+++ INFORMATION PROVIDED +++

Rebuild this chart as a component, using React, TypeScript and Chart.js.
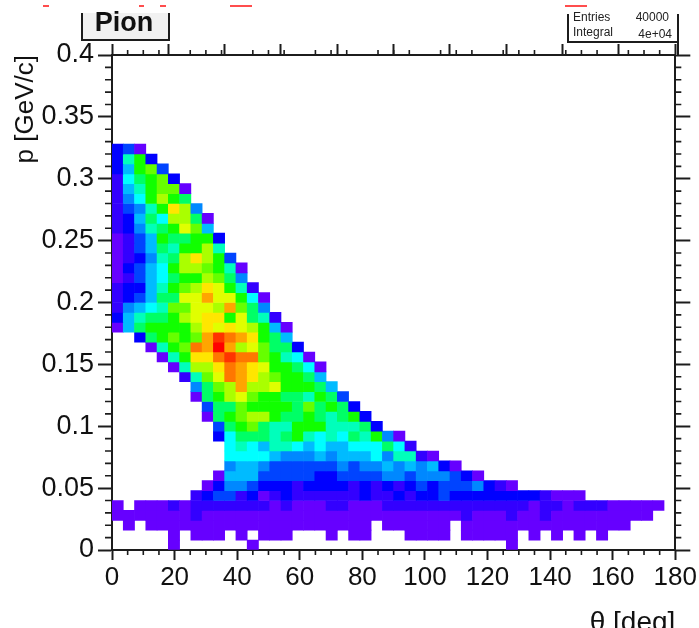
import React, { useEffect, useRef } from "react";
import Chart from "chart.js/auto";

const WIDTH = 699;
const HEIGHT = 628;
const FONT = "'Liberation Sans', Arial, sans-serif";
const INK = "#1c1c1c";

const xBinWidth = 3.6;
const yBinWidth = 0.008;
const xMinorTicks = [5,10,15,25,30,35,45,50,55,65,70,75,85,90,95,105,110,115,125,130,135,145,150,155,165,170,175];
const yMinorTicks = [0.01,0.02,0.03,0.04,0.06,0.07,0.08,0.09,0.11,0.12,0.13,0.14,0.16,0.17,0.18,0.19,0.21,0.22,0.23,0.24,0.26,0.27,0.28,0.29,0.31,0.32,0.33,0.34,0.36,0.37,0.38,0.39];

const palette = ["", "#6600ff","#3300ff","#0000ff","#0044ff","#0088ff","#00bbff","#00ffff","#00ffbb","#00ff66","#11ff00","#66ff00","#aaff00","#e0ff00","#ffe600","#ffa500","#ff7700","#ff3300","#ff0000"];

const row00 = [0,0,0,0,0,1,0,0,0,0,0,0,1,0,0,0,0,0,0,0,0,0,0,0,0,0,0,0,0,0,0,0,0,0,0,1];
const row01 = [0,0,0,0,0,1,0,1,1,1,0,1,0,1,1,1,0,0,0,1,0,1,1,0,0,0,1,1,1,1,0,1,1,1,1,1,0,1,0,1,0,1,0,1];
const row02 = [0,1,0,1,1,1,1,1,1,1,1,1,1,1,1,1,1,1,1,1,1,1,1,0,1,1,1,1,1,1,0,1,1,1,1,1,1,1,1,1,1,1,1,1,1,1];
const row03 = [1,1,1,1,1,1,1,2,1,1,1,1,1,1,1,1,1,1,1,1,1,1,1,1,1,1,1,1,1,1,1,2,1,1,1,2,1,1,2,1,1,1,1,1,1,1,1,1];
const row04 = [1,0,1,1,1,2,1,2,2,2,2,2,2,2,1,2,1,1,1,2,2,1,1,1,2,2,2,2,2,2,2,2,2,2,2,2,2,1,2,2,1,2,2,2,1,1,1,1,1];
const row05 = [0,0,0,0,0,0,0,2,3,4,4,2,3,1,2,3,2,2,2,2,2,2,3,2,2,3,2,3,3,4,3,3,3,3,3,3,3,3,2,1,1,1];
const row06 = [0,0,0,0,0,0,0,0,1,3,5,5,4,3,3,3,2,3,3,3,3,2,3,2,3,2,3,4,3,4,4,4,5,3,2,1];
const row07 = [0,0,0,0,0,0,0,0,0,1,6,6,6,4,4,4,4,4,3,3,4,4,4,4,5,5,4,5,5,5,4,3,1];
const row08 = [0,0,0,0,0,0,0,0,0,0,5,6,6,5,4,4,4,4,4,4,5,4,5,5,6,5,6,5,6,3,1];
const row09 = [0,0,0,0,0,0,0,0,0,0,7,7,7,7,6,5,5,5,6,5,6,6,6,7,5,8,8,2,1];
const row10 = [0,0,0,0,0,0,0,0,0,0,7,8,7,6,8,8,7,6,7,6,6,7,7,7,9,7,2];
const row11 = [0,0,0,0,0,0,0,0,0,3,7,9,9,9,8,9,10,8,7,8,7,9,8,10,5,1];
const row12 = [0,0,0,0,0,0,0,0,0,4,9,10,11,9,8,8,10,10,10,8,8,8,9,3];
const row13 = [0,0,0,0,0,0,0,0,1,9,10,11,12,12,10,9,9,10,9,8,9,10,3];
const row14 = [0,0,0,0,0,0,0,0,4,9,9,11,10,10,10,10,9,11,9,10,9,3];
const row15 = [0,0,0,0,0,0,0,1,9,10,12,13,11,10,10,9,9,8,10,9,4];
const row16 = [0,0,0,0,0,0,0,5,9,11,12,15,12,12,13,10,10,10,9,6];
const row17 = [0,0,0,0,0,0,2,8,11,13,16,15,14,12,11,10,10,9,6];
const row18 = [0,0,0,0,0,1,8,12,12,14,16,15,14,13,10,10,9,7,1];
const row19 = [0,0,0,0,1,8,10,14,14,16,17,16,16,11,10,8,7,1];
const row20 = [0,0,0,1,8,10,11,16,15,18,15,12,13,11,9,9,3];
const row21 = [0,0,3,9,10,11,10,11,15,17,16,15,14,10,9,6];
const row22 = [1,6,9,10,10,10,10,12,14,13,14,13,12,10,6,1];
const row23 = [3,6,8,9,9,10,12,13,14,14,10,13,9,8,2];
const row24 = [2,5,6,7,8,11,11,13,13,12,15,11,9,5];
const row25 = [2,3,4,6,9,9,13,13,15,13,13,10,7,1];
const row26 = [2,3,3,6,8,10,11,12,14,13,10,8,2];
const row27 = [1,2,4,6,7,9,10,10,12,11,9,5];
const row28 = [1,3,4,6,7,10,12,12,11,10,8,1];
const row29 = [1,2,3,5,8,9,12,14,12,10,4];
const row30 = [1,2,4,6,9,8,10,10,12,8];
const row31 = [1,2,4,6,10,9,9,10,10,3];
const row32 = [2,3,5,8,9,10,13,11,6];
const row33 = [2,3,6,9,7,12,12,9,1];
const row34 = [2,4,5,8,10,14,12,5];
const row35 = [2,5,7,10,12,10,9];
const row36 = [2,6,8,10,11,11,1];
const row37 = [2,7,9,10,11,3];
const row38 = [3,6,10,11,4];
const row39 = [3,8,10,3];
const row40 = [3,4,1];

const rows = [row00,row01,row02,row03,row04,row05,row06,row07,row08,row09,row10,row11,row12,row13,row14,row15,row16,row17,row18,row19,row20,row21,row22,row23,row24,row25,row26,row27,row28,row29,row30,row31,row32,row33,row34,row35,row36,row37,row38,row39,row40];

const cells: { x: number; y: [number, number] }[] = [];
const cellColors: string[] = [];
rows.forEach((row, j) => {
  row.forEach((level, i) => {
    if (!level) return;
    cells.push({ x: (i + 0.5) * xBinWidth, y: [j * yBinWidth, (j + 1) * yBinWidth] });
    cellColors.push(palette[level]);
  });
});

const decorations = {
  id: "decorations",
  afterDraw(chart: any) {
    const { ctx, scales } = chart;
    ctx.save();
    // minor ticks on all four sides
    ctx.strokeStyle = INK;
    ctx.lineWidth = 1.6;
    const { left, right, top, bottom } = chart.chartArea;
    ctx.beginPath();
    xMinorTicks.forEach((v) => {
      const p = scales.x.getPixelForValue(v);
      ctx.moveTo(p, bottom);
      ctx.lineTo(p, bottom + 5);
      ctx.moveTo(p, top);
      ctx.lineTo(p, top - 5);
    });
    yMinorTicks.forEach((v) => {
      const p = scales.y.getPixelForValue(v);
      ctx.moveTo(left, p);
      ctx.lineTo(left - 7, p);
      ctx.moveTo(right, p);
      ctx.lineTo(right + 6, p);
    });
    ctx.stroke();

    // red fragments at the top edge
    ctx.fillStyle = "#ff4d4d";
    [[43, 6], [139, 5], [160, 6], [230, 22], [565, 22]].forEach(([x, w]) => ctx.fillRect(x, 5, w, 2));

    // title box
    ctx.fillStyle = "#f1f1f1";
    ctx.fillRect(82, 13, 87, 27);
    ctx.strokeStyle = INK;
    ctx.lineWidth = 2;
    ctx.beginPath();
    ctx.moveTo(82, 13);
    ctx.lineTo(82, 40);
    ctx.lineTo(169, 40);
    ctx.lineTo(169, 13);
    ctx.stroke();
    ctx.fillStyle = "#111";
    ctx.font = `bold 27px ${FONT}`;
    ctx.textAlign = "center";
    ctx.textBaseline = "middle";
    ctx.fillText("Pion", 124, 24);

    // stats box
    ctx.beginPath();
    ctx.moveTo(568, 14);
    ctx.lineTo(568, 42);
    ctx.lineTo(678, 42);
    ctx.moveTo(678, 14);
    ctx.lineTo(678, 55);
    ctx.stroke();
    ctx.font = `12px ${FONT}`;
    ctx.fillStyle = "#222";
    ctx.textAlign = "left";
    ctx.fillText("Entries", 573, 18);
    ctx.fillText("Integral", 573, 33);
    ctx.textAlign = "right";
    ctx.fillText("40000", 669, 18);
    ctx.fillText("4e+04", 672, 35);
    ctx.restore();
  },
};

export default function App() {
  const ref = useRef<HTMLCanvasElement>(null);
  useEffect(() => {
    const chart = new Chart(ref.current as HTMLCanvasElement, {
      type: "bar",
      data: {
        datasets: [
          {
            label: "Pion",
            data: cells as any,
            backgroundColor: cellColors,
            borderWidth: 0,
            barPercentage: 1,
            categoryPercentage: 1,
          },
        ],
      },
      options: {
        responsive: false,
        animation: false,
        layout: { padding: 0 },
        plugins: { legend: { display: false }, tooltip: { enabled: false } },
        scales: {
          x: {
            type: "linear",
            position: "bottom",
            offset: false,
            min: 0,
            max: 180,
            afterFit: (s: any) => { s.height = 78; },
            border: { display: true, width: 2, color: INK },
            grid: { drawOnChartArea: false, tickLength: 10, tickWidth: 2, tickColor: INK, offset: false },
            ticks: { stepSize: 20, maxRotation: 0, autoSkip: false, padding: 2, color: "#111", font: { family: FONT, size: 26 } },
            title: { display: true, text: "θ [deg]", align: "end", color: "#111", font: { family: FONT, size: 28 }, padding: { top: 0, bottom: -12 } },
          },
          x2: {
            type: "linear",
            position: "top",
            min: 0,
            max: 180,
            afterFit: (s: any) => { s.height = 55; },
            border: { display: true, width: 2, color: INK },
            grid: { drawOnChartArea: false, tickLength: 11, tickWidth: 2, tickColor: INK },
            ticks: { stepSize: 20, display: false },
          },
          y: {
            type: "linear",
            position: "left",
            min: 0,
            max: 0.4,
            afterFit: (s: any) => { s.width = 112; },
            border: { display: true, width: 2, color: INK },
            grid: { drawOnChartArea: false, tickLength: 14, tickWidth: 2, tickColor: INK },
            ticks: { stepSize: 0.05, autoSkip: false, padding: 4, color: "#111", font: { family: FONT, size: 27 }, callback: (v: any) => String(+Number(v).toFixed(2)) },
            title: { display: true, text: "p [GeV/c]", align: "end", color: "#111", font: { family: FONT, size: 26 }, padding: { top: 10, bottom: 0 } },
          },
          y2: {
            type: "linear",
            position: "right",
            min: 0,
            max: 0.4,
            afterFit: (s: any) => { s.width = 21; },
            border: { display: true, width: 2, color: INK },
            grid: { drawOnChartArea: false, tickLength: 15, tickWidth: 2, tickColor: INK },
            ticks: { stepSize: 0.05, display: false },
          },
        },
      },
      plugins: [decorations],
    });
    return () => chart.destroy();
  }, []);
  return (
    <div style={{ position: "fixed", left: 0, top: 0, width: WIDTH, height: HEIGHT, background: "#fff" }}>
      <canvas ref={ref} width={WIDTH} height={HEIGHT} style={{ display: "block", filter: "blur(0.4px)" }} />
    </div>
  );
}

+++

From the listing above, collect each line in which the string "React" appears.

Rebuild this chart as a component, using React, TypeScript and Chart.js.
import React, { useEffect, useRef } from "react";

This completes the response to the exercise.